Wood smoke and smog obscure the Malaysian sky. “The Haze,” as it’s called, comes from industrial pollution combined with the Indonesian slash and burn method of clearing land to build new factories. Local residents suffer respiratory ailments; we feel the sting in our eyes and throats.

Just before dawn, we wake to the amplified sound of a man’s voice floating over city rooftops, rising and falling in the haunting, sub-tonal chant that is the Muslim call to prayer. Five times each day, loudspeakers broadcast this musical prayer from every Mosque, admonishing the faithful to look to Mecca and give thanks to Allah. All work ceases for a few moments, as everyone expresses gratitude.

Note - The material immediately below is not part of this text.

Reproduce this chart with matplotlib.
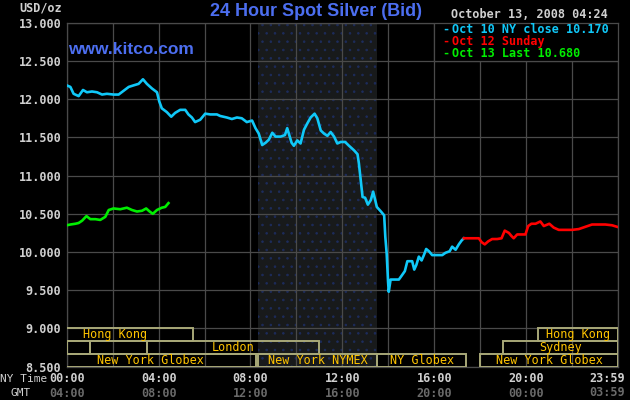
import matplotlib
matplotlib.use('Agg')
import matplotlib.pyplot as plt
from matplotlib.patches import Rectangle

# Oct 10, NY close 10.170 (hours NY time, USD/oz)
oct10_hours = [0.0, 0.16, 0.3, 0.52, 0.71, 0.88, 1.1, 1.32, 1.54, 1.75, 2.04, 2.26,
               2.48, 2.7, 2.91, 3.13, 3.32, 3.49, 3.71, 3.93, 4.03, 4.14, 4.36, 4.55,
               4.72, 4.94, 5.16, 5.3, 5.45, 5.59, 5.81, 6.03, 6.25, 6.54, 6.68, 6.97,
               7.19, 7.41, 7.62, 7.84, 8.07, 8.22, 8.36, 8.51, 8.66, 8.8, 8.95, 9.09,
               9.31, 9.5, 9.6, 9.67, 9.79, 9.89, 10.04, 10.18, 10.33, 10.47, 10.62,
               10.79, 10.91, 11.06, 11.2, 11.35, 11.49, 11.64, 11.78, 11.93, 12.12,
               12.29, 12.51, 12.66, 12.72, 12.8, 12.88, 12.99, 13.11, 13.24, 13.34,
               13.43, 13.5, 13.68, 13.82, 13.87, 13.93, 13.99, 14.02, 14.1, 14.25,
               14.46, 14.58, 14.72, 14.83, 14.93, 15.04, 15.13, 15.22, 15.33, 15.45,
               15.55, 15.65, 15.77, 15.91, 16.13, 16.35, 16.49, 16.67, 16.78, 16.93,
               17.07, 17.19, 17.29]
oct10_price = [12.18, 12.16, 12.07, 12.04, 12.12, 12.09, 12.10, 12.09, 12.06, 12.07,
               12.06, 12.06, 12.11, 12.16, 12.18, 12.20, 12.26, 12.20, 12.14, 12.09,
               11.97, 11.88, 11.83, 11.77, 11.82, 11.86, 11.86, 11.80, 11.76, 11.70,
               11.73, 11.81, 11.80, 11.80, 11.78, 11.76, 11.74, 11.76, 11.75, 11.70,
               11.72, 11.62, 11.55, 11.40, 11.43, 11.47, 11.56, 11.51, 11.51, 11.53,
               11.62, 11.55, 11.43, 11.39, 11.46, 11.42, 11.60, 11.68, 11.76, 11.81,
               11.75, 11.59, 11.55, 11.52, 11.57, 11.51, 11.42, 11.44, 11.44, 11.39,
               11.33, 11.28, 11.16, 10.94, 10.72, 10.71, 10.62, 10.68, 10.79, 10.68,
               10.59, 10.53, 10.48, 10.20, 9.98, 9.61, 9.48, 9.64, 9.64, 9.64, 9.69,
               9.75, 9.88, 9.88, 9.88, 9.77, 9.83, 9.94, 9.89, 9.96, 10.04, 10.01,
               9.96, 9.96, 9.96, 9.99, 10.01, 10.07, 10.03, 10.10, 10.15, 10.18]

# Oct 12, Sunday
oct12_hours = [17.29, 17.94, 18.06, 18.2, 18.35, 18.52, 18.74, 18.93, 19.07, 19.25,
               19.36, 19.46, 19.61, 19.75, 19.97, 20.09, 20.23, 20.41, 20.62, 20.77,
               21.01, 21.2, 21.42, 21.71, 22.0, 22.29, 22.58, 22.87, 23.16, 23.45,
               23.74, 23.96]
oct12_price = [10.18, 10.18, 10.13, 10.10, 10.14, 10.17, 10.17, 10.18, 10.28, 10.25,
               10.21, 10.18, 10.23, 10.23, 10.23, 10.34, 10.37, 10.37, 10.40, 10.34,
               10.37, 10.32, 10.29, 10.29, 10.29, 10.30, 10.33, 10.36, 10.36, 10.36,
               10.35, 10.33]

# Oct 13, last 10.680
oct13_hours = [0.0, 0.16, 0.38, 0.52, 0.67, 0.86, 1.03, 1.25, 1.46, 1.68, 1.83, 2.04,
               2.33, 2.62, 2.84, 3.06, 3.28, 3.46, 3.61, 3.75, 3.93, 4.14, 4.29, 4.43]
oct13_price = [10.35, 10.36, 10.37, 10.38, 10.41, 10.47, 10.43, 10.43, 10.42, 10.46,
               10.55, 10.57, 10.56, 10.58, 10.55, 10.53, 10.54, 10.57, 10.53, 10.50,
               10.55, 10.58, 10.59, 10.64]

y_ticks = [8.5, 9.0, 9.5, 10.0, 10.5, 11.0, 11.5, 12.0, 12.5, 13.0]
x_tick_hours = [0, 4, 8, 12, 16, 20, 23.983]
ny_labels = ['00:00', '04:00', '08:00', '12:00', '16:00', '20:00', '23:59']
gmt_labels = ['04:00', '08:00', '12:00', '16:00', '20:00', '00:00', '03:59']

# market sessions: (row, start hour, end hour, name)
sessions = [
    (0, -1.3, 5.5, 'Hong Kong'),
    (0, 20.5, 24.0, 'Hong Kong'),
    (1, 0.0, 1.0, ''),
    (1, 1.0, 3.5, ''),
    (1, 3.5, 11.0, 'London'),
    (1, 19.0, 24.0, 'Sydney'),
    (2, -1.0, 8.25, 'New York Globex'),
    (2, 8.333, 13.5, 'New York NYMEX'),
    (2, 13.5, 17.4, 'NY Globex'),
    (2, 18.0, 24.0, 'New York Globex'),
]
nymex_open, nymex_close = 8.333, 13.5

legend_rows = [('Oct 10 NY close 10.170', '#10c8f8'),
               ('Oct 12 Sunday', '#ff0000'),
               ('Oct 13 Last 10.680', '#00ee00')]

mono = 'DejaVu Sans Mono'
light = '#d0d0d0'
grid_c = '#4a4a4a'
plt.rcParams['hatch.linewidth'] = 0.6

fig = plt.figure(figsize=(6.3, 4.0), dpi=100, facecolor='black')
ax = fig.add_axes([66.7 / 630, 1 - 366.7 / 400, (618 - 66.7) / 630, 344 / 400])
ax.set_facecolor('black')
ax.set_xlim(0, 24)
ax.set_ylim(8.5, 13.0)

# NYMEX hours shading
ax.add_patch(Rectangle((nymex_open, 8.5), nymex_close - nymex_open, 4.5,
                       facecolor='#181a1b', edgecolor='#1d2c5c', hatch='..',
                       linewidth=0, zorder=0))

ax.set_xticks(range(0, 25, 2))
ax.set_xticklabels([])
ax.set_yticks(y_ticks)
ax.set_yticklabels(['%.3f' % v for v in y_ticks], family=mono, fontsize=8.5,
                   fontweight='bold', color=light)
ax.tick_params(length=0, pad=4)
ax.grid(True, color=grid_c, linewidth=0.9, zorder=1)
ax.set_axisbelow(True)
for s in ax.spines.values():
    s.set_color(grid_c)
    s.set_linewidth(0.9)

# x labels, NY time and GMT (last pair sits right-aligned at the edge)
tr = ax.get_xaxis_transform()
for h, ny, gm in zip(x_tick_hours, ny_labels, gmt_labels):
    if h > 23:
        kw = dict(transform=fig.transFigure, ha='right', va='center')
        xs = 625 / 630
        y1, y2 = 1 - 378.5 / 400, 1 - 393 / 400
    else:
        kw = dict(transform=tr, ha='center', va='center')
        xs = h
        y1, y2 = -0.034, -0.077
    ax.text(xs, y1, ny, family=mono, fontsize=8.5, fontweight='bold', color=light, **kw)
    ax.text(xs, y2, gm, family=mono, fontsize=8.5, fontweight='bold', color='#6a6a6a', **kw)
fig.text(24 / 630, 1 - 378.5 / 400, 'NY Time', ha='center', va='center', family=mono,
         fontsize=8, color=light)
fig.text(21 / 630, 1 - 393 / 400, 'GMT', ha='center', va='center', family=mono,
         fontsize=8, color=light)

# session bars
row_h = 0.5 / 3
for row, start, end, name in sessions:
    y0 = 9.0 - (row + 1) * row_h
    ax.add_patch(Rectangle((start, y0), end - start, row_h, facecolor='none',
                           edgecolor='#a8a878', linewidth=1.4, zorder=3))
    if name:
        ax.text((start + end) / 2, y0 + row_h / 2, name, ha='center', va='center',
                family=mono, fontsize=8.5, color='#ffc400', zorder=4)

# price lines
ax.plot(oct10_hours, oct10_price, color='#10c8f8', linewidth=1.9, zorder=5)
ax.plot(oct12_hours, oct12_price, color='#ff0000', linewidth=1.9, zorder=5)
ax.plot(oct13_hours, oct13_price, color='#00ee00', linewidth=1.9, zorder=5)

# legend box
ax.add_patch(Rectangle((16, 12.5), 8, 0.5, facecolor='black', edgecolor=grid_c,
                       linewidth=0.9, zorder=6))
for i, (txt, c) in enumerate(legend_rows):
    yy = 1 - (29.3 + 12 * i) / 400
    fig.text(442 / 630, yy, '-', ha='left', va='center', family=mono, fontsize=8.5,
             fontweight='bold', color=c, zorder=7)
    fig.text(451.5 / 630, yy, txt, ha='left', va='center', family=mono, fontsize=8.5,
             fontweight='bold', color=c, zorder=7)

# header texts
fig.text(316 / 630, 1 - 12 / 400, '24 Hour Spot Silver (Bid)', ha='center', va='center',
         family='Liberation Sans', fontsize=13, fontweight='bold', color='#4c6ef0')
fig.text(68 / 630, 1 - 49 / 400, 'www.kitco.com', ha='left', va='center',
         family='Liberation Sans', fontsize=12.5, fontweight='bold', color='#4c6ef0')
fig.text(62 / 630, 1 - 8 / 400, 'USD/oz', ha='right', va='center', family=mono,
         fontsize=8.5, fontweight='bold', color=light)
fig.text(608 / 630, 1 - 15 / 400, 'October 13, 2008 04:24', ha='right', va='center',
         family=mono, fontsize=8.5, fontweight='bold', color=light)

fig.savefig('out.png', dpi=100, facecolor='black')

We have one day in Penang. Dave inspects factories, conducts business on the golf links and gets caught in a downpour.

I hire a cheerful Malay driver, “Joe,” to show me, and my camera, around.

Eggshell haze obscures the sun, but the day still radiates heat. Our first stop is a traditional Malaysian fishing village.

Fishing, it turns out, is Joe’s favorite pastime.

Our next stop is a Chinese mansion dating from the late 1800’s. No air-conditioning, but it’s still cooler inside the thick stucco walls than outside in the tropical glare.

I explain to Joe that what I really want to see are historic neighborhoods where people currently live, not museums where people used to live, so Joe drives me to the old town, a labyrinth of one-way streets lined with houses dating from colonial times. The narrow lanes leave no room for parked cars, and he suggests I roam on foot. “No worry,” he says with a reassuring smile, “I find you later.”

Left alone on a deserted corner in a warren of run-down lanes, I feel as if I’ve stepped out the car and back 100 years in time.

Simple row houses line both sides of the street, some restored and freshly painted, others in various stages of crumbling decay. All are inhabited, even the most decrepit.

A thin sheen of perspiration coats my skin. After wandering for a half hour I turn a corner and slide gratefully into Joe’s taxicab, idling at the curb.

On the drive back to the hotel, Joe and I attempt to converse in pidgin English. I ask if he believes in a specific religious faith, expecting him to say he’s among the 60% Muslim population. His answer surprises me. “No, I am alone,” he answers in his broken English, “I mean not follow Allah or Buddha; no God. My religion is my wallet full.”